Cumhurbaşkanı Recep Tayyip Erdoğan, 1 Ocak 2005 tarihinde yani bundan tam 19 yıl öne Türk lirasından 6 sıfırları attığı zaman bizim paramızın da dolar, Euro gibi değer kazanacağını zannediyorduk.

Yani piyasada dolaşın 250 bin, 500 bin, 1.000 milyon liralık banknotlar, tedavülden kaldırıldığı zaman Türk Lirası’nın itibarının kurtarıldığını düşünüp gururlanmıştık.

2009 yılında en büyük paranın 200 lira olarak Tahtakale’de bastırılınca da çok şükür, elhamdülillah diyerek artık paramız Dolar, Euro gibi değerlendiğini sanmıştık.

O günün şartlarında yeni basılan 200 lira ile 4,83 gram altın alabiliyorduk ancak aradan geçen 14 yılın sonunda o parayla artık, 5 gram değil 0,010 gram altın alabiliyoruz.

Yani 200 lirayla 129 dolar alabiliyorken, bugün 7,67 dolar alabiliyoruz

200 lira ile 96 Euro alabiliyorken, bugün 6,09 Euro alabiliyoruz

92,5 litre mazot alabiliyorken bugün 5 litre alabiliyoruz.

Ve her şeyden önemlisi 2009 yılında 200 liraya 500 ekmek alabiliyorken, bugün sadece 20 ekmek alabiliyoruz. İkilik ekmeklerden 10 tane.

Şimdi oturup düşünelim.

Eğriye eğri, doğruya doğru

Eğri oturup doğru konuşalım.

Aradan geçen 14 yılda ne oldu da bu kadar fakirleştik.

Altında yüzde 408’lik kayıp,

Dolarda yüzde 17’lik düşüş

Euro’da 16’lık düşüş

Mazotta 19 kat artmış

Ekmekte yüzde 25 fakirleştik

500 ekmek nere, 20 ekmek nere

Peki, ne oldu da bu kadar fakirleştik.

Ne oldu da alım gücümüz bu kadar düşmüş

Ne oldu da Türk lirasından düşürdüğümüz 6 sıfırı yeniden çağırır duruma geldik.

Savaşa mı girdik

Seferberlik mi ilan edilmiş.

Evet doğal afetler yaşadık doğru ama devlet bunun faturasını vatandaşına yüklememeli.

Evet, terörle mücadele ediyoruz doğru,

Japonya’da 7,6 şiddetindeki depremde sadece 50 insan hayatını kaybederken, Türkiye’deki aynı şiddetteki bir depremde 50 bin insanımızın hayatını kaybetmesinin sorumlusu kim?

Vatandaş mı?

Yoksa o yerle bir olan binaların çürük yapan ve yapılmasına göz yuman idare mi?

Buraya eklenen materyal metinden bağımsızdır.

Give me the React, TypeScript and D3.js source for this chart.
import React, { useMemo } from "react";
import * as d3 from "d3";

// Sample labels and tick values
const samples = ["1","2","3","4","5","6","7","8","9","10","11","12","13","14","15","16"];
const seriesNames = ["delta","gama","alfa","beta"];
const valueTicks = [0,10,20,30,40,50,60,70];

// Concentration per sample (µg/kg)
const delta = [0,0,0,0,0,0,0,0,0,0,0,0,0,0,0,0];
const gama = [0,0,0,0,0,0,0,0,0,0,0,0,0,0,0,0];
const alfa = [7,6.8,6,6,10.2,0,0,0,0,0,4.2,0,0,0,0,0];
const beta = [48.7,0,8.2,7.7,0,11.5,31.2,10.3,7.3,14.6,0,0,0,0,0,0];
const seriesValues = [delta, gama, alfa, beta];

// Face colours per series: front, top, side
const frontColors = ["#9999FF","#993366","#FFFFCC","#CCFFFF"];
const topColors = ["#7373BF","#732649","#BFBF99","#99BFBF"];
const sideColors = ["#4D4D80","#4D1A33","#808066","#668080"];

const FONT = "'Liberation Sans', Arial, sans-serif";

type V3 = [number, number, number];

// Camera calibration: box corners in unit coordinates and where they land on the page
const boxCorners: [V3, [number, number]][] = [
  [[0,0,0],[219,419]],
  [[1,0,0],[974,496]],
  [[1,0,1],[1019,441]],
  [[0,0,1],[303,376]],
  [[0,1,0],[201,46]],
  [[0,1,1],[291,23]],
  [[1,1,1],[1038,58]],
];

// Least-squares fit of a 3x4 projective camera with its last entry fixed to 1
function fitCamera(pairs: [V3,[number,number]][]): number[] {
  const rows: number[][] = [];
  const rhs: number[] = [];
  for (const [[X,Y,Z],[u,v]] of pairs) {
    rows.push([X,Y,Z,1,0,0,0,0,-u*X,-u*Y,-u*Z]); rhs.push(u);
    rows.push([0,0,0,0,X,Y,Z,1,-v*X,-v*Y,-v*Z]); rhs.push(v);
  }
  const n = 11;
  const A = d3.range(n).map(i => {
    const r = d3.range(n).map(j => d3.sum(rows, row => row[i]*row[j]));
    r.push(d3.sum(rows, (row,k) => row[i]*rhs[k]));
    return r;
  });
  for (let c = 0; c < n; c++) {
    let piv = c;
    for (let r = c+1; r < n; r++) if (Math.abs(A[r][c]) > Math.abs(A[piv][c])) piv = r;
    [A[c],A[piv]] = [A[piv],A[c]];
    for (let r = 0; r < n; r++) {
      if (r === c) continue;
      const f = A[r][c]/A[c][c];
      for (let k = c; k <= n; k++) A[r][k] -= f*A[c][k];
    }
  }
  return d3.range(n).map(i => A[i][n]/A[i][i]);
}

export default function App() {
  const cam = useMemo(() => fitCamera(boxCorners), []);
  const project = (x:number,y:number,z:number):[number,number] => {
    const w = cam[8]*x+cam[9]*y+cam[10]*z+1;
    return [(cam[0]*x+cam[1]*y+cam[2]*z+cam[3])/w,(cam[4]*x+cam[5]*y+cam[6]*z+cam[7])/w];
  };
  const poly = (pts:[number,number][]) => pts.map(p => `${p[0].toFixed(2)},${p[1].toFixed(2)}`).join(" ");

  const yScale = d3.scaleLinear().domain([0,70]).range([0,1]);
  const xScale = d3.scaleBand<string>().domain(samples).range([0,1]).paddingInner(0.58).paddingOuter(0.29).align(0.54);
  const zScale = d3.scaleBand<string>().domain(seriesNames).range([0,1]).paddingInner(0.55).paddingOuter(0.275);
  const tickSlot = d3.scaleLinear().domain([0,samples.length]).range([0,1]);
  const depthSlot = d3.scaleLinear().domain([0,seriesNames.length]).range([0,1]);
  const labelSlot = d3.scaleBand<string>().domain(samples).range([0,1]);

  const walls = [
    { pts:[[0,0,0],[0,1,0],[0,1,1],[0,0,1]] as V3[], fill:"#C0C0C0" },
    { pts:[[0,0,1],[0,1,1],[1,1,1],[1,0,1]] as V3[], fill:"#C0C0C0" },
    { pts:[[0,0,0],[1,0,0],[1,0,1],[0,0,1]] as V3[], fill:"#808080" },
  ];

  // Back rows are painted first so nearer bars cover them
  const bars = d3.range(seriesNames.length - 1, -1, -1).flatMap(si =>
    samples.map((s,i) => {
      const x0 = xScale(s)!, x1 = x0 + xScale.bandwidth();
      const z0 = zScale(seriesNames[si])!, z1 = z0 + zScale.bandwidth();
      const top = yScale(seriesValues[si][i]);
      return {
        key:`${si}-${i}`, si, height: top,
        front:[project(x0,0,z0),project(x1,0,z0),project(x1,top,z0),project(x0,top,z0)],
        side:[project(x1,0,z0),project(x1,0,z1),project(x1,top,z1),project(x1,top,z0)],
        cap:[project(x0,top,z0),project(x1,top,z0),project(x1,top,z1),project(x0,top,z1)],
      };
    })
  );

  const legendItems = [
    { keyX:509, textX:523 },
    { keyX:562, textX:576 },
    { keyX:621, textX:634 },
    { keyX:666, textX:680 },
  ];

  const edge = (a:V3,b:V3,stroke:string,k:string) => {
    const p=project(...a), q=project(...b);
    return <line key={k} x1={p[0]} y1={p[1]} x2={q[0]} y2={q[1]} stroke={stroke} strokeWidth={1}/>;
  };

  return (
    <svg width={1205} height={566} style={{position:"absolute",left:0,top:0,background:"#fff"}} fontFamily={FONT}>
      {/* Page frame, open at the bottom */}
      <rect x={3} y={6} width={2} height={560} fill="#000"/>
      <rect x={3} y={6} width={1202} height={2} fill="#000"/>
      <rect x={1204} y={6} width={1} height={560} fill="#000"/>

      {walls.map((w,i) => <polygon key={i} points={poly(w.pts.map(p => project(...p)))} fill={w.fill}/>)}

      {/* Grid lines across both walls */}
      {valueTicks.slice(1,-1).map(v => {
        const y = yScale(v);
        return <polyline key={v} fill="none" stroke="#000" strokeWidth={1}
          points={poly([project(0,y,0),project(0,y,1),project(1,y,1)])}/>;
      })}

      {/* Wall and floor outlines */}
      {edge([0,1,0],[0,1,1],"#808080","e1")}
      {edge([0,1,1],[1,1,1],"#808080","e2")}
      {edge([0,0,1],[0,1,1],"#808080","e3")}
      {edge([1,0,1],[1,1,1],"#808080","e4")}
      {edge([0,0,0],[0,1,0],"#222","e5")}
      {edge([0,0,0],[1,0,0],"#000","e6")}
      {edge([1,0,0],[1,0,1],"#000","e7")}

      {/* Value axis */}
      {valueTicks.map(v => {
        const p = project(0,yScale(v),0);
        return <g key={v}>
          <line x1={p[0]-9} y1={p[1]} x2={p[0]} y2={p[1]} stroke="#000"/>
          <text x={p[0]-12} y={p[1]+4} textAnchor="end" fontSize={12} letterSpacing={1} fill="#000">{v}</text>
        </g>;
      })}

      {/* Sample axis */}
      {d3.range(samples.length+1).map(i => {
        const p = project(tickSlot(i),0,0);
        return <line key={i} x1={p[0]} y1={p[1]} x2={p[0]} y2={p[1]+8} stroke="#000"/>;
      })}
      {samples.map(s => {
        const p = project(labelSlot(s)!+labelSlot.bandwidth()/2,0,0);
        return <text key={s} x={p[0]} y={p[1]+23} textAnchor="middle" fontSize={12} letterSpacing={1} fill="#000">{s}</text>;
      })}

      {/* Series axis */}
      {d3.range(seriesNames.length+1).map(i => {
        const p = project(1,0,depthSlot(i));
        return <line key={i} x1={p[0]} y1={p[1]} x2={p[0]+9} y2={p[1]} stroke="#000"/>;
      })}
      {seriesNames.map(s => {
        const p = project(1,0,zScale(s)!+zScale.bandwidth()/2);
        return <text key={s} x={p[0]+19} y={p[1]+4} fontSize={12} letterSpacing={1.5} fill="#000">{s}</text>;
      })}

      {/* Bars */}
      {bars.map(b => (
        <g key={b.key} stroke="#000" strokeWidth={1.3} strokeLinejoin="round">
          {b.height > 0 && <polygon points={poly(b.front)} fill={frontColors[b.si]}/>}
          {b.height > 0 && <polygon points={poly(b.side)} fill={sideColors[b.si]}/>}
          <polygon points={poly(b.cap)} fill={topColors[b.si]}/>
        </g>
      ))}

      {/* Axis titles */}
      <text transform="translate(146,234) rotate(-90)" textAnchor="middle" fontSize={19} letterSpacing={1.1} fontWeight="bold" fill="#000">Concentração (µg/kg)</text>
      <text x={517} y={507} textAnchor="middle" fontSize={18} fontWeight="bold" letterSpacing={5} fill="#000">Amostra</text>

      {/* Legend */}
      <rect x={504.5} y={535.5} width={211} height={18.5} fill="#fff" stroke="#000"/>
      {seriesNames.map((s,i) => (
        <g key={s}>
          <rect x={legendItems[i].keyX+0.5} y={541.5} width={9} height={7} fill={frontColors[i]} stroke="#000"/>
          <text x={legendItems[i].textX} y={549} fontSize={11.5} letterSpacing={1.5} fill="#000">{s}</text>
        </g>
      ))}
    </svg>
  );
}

Gelmiş geçmiş yönetimler mi?

Suçlu yapan ve göz yuman idare ise ki öyledir o zaman bu ağır faturayı vatandaşa kesip fakirleştirmenin sorumlusu kim?

Yüzde 150 enflasyonun müsebbibi kim?

Ben mi, sen mi, o mu?

Kim?

Deprem bölgesindeki ölüm apartman sahiplerinin yargı karşısına çıkarıldığı kadar, o yapıların yapılmasına izin veren sorumlular da yargılanmalı.

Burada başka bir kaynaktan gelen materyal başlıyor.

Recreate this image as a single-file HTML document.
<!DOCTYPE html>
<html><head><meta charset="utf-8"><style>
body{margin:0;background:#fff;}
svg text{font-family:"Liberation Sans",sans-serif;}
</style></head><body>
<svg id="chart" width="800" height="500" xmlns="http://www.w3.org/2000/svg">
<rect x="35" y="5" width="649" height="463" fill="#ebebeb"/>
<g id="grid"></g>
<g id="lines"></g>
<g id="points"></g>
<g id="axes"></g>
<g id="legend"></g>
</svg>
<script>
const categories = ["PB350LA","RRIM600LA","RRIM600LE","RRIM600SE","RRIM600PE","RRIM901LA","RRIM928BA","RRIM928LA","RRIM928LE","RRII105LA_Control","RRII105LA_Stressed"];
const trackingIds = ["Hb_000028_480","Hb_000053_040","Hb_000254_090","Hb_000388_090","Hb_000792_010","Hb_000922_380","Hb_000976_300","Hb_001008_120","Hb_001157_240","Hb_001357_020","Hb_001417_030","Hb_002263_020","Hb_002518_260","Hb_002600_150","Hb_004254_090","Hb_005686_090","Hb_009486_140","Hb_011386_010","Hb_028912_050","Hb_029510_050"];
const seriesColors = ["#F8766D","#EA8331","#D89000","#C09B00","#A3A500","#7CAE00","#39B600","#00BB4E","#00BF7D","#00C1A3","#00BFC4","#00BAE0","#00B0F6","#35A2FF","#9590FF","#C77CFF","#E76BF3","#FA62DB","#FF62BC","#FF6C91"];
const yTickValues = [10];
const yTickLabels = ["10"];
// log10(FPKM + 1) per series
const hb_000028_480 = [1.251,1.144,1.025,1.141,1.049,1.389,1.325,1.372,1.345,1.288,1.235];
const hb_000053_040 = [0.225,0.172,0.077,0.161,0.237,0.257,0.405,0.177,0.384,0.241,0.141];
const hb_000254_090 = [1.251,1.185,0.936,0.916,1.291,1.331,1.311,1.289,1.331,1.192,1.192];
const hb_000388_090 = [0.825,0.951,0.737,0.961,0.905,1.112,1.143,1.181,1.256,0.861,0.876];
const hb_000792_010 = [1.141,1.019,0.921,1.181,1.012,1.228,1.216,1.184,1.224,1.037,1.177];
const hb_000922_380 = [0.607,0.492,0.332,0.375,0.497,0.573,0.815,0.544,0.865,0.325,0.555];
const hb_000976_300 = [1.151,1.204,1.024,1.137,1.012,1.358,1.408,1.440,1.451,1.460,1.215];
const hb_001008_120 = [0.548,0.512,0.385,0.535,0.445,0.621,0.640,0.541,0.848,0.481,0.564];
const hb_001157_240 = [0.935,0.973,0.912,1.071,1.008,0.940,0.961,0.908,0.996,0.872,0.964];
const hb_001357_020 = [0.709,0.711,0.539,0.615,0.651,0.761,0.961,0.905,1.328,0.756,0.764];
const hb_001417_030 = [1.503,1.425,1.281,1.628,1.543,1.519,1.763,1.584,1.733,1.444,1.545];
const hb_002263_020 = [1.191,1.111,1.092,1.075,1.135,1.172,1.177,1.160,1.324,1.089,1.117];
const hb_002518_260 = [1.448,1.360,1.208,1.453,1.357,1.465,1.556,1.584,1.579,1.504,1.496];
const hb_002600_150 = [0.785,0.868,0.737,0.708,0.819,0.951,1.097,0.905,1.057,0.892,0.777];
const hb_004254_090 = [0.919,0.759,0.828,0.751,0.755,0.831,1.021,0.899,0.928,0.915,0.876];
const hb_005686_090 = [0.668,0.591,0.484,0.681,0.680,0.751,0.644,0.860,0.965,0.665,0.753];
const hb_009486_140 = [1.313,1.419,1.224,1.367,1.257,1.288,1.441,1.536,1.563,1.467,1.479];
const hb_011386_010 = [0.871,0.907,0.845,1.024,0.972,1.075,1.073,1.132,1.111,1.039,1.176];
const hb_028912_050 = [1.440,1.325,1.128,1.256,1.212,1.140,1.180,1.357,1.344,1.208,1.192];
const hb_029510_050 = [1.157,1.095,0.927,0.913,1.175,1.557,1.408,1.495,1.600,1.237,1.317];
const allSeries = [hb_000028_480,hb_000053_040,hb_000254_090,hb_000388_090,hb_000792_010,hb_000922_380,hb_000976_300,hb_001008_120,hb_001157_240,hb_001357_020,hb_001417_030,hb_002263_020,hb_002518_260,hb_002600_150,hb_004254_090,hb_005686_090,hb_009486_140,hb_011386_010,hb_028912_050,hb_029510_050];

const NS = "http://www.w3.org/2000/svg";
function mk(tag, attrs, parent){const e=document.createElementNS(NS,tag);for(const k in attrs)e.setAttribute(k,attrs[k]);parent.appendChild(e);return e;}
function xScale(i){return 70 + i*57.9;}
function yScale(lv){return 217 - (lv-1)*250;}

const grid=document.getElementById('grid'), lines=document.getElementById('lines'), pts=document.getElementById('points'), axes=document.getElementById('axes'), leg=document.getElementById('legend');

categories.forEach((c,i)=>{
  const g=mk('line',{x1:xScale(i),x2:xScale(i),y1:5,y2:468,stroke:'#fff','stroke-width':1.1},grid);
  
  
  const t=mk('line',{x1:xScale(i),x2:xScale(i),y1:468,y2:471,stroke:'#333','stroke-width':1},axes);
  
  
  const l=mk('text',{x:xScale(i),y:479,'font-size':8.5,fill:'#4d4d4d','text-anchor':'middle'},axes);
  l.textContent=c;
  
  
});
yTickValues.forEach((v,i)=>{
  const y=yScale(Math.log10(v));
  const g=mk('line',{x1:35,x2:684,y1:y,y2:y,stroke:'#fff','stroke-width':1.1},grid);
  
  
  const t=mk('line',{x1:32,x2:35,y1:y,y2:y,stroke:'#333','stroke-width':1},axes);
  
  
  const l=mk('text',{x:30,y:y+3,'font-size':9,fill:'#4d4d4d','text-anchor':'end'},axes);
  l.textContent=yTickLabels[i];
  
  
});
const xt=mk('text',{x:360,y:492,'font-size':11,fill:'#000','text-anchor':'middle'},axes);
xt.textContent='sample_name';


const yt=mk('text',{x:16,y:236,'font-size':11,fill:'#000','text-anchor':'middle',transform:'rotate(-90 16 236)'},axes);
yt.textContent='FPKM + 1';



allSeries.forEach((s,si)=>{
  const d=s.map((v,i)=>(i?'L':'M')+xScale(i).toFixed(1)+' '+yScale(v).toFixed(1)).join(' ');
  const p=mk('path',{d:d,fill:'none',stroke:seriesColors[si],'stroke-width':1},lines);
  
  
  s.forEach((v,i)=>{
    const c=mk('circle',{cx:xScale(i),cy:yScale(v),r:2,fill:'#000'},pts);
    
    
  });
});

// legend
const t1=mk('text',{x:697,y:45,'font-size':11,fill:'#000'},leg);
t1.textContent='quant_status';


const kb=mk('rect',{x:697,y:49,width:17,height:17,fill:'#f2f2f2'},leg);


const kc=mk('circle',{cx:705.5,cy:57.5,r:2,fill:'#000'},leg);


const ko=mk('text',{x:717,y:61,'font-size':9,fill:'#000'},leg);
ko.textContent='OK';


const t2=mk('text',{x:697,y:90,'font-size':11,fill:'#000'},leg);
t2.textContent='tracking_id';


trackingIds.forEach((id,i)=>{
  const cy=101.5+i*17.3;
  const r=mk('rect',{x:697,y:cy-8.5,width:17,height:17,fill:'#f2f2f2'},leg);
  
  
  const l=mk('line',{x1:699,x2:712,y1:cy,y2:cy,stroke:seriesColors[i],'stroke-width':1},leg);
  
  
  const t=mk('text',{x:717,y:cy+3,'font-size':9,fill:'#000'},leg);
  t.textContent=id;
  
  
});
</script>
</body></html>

Bu ülkede yapılan hizmetleri inkâr etmek nankörlük olur.

Evet, güzel şeyler yapıldı, yapılıyor da

Ama iktidar olmanın gereği de bu değil mi zaten

Genel ve yerel iktidarların görevi vatandaşına hizmet getirmek ise o zaman fakirleşmenin sorulmuşu kim?

Ben mi, sen mi, o mu?

Kim?

Aradan yıllar geçse de vatandaş fukaralaşıyor

Türk vatandaşı olarak daha çok çalıştığımız için daha çok kazanmamız gerekirken, alım gücümüzün artması gerekirken, kenara daha çok para artırmamız gerekirken maalesef günbegün eriyoruz.

Geriye doğru gidiyoruz.

Vatandaşın kesesi açık veriyor

Vatandaş bütçesini tutturamıyor

Bütçe oluşturamıyor, cari açığı büyüyor.

Avans krediyle, kredi taksiti ödüyoruz

Emekliye yok, işçiye yok, memura yok

Vatandaş fakirleşiyor, fakirleşiyor

Acaba attığımız sıfırlar geri mi dönüyor?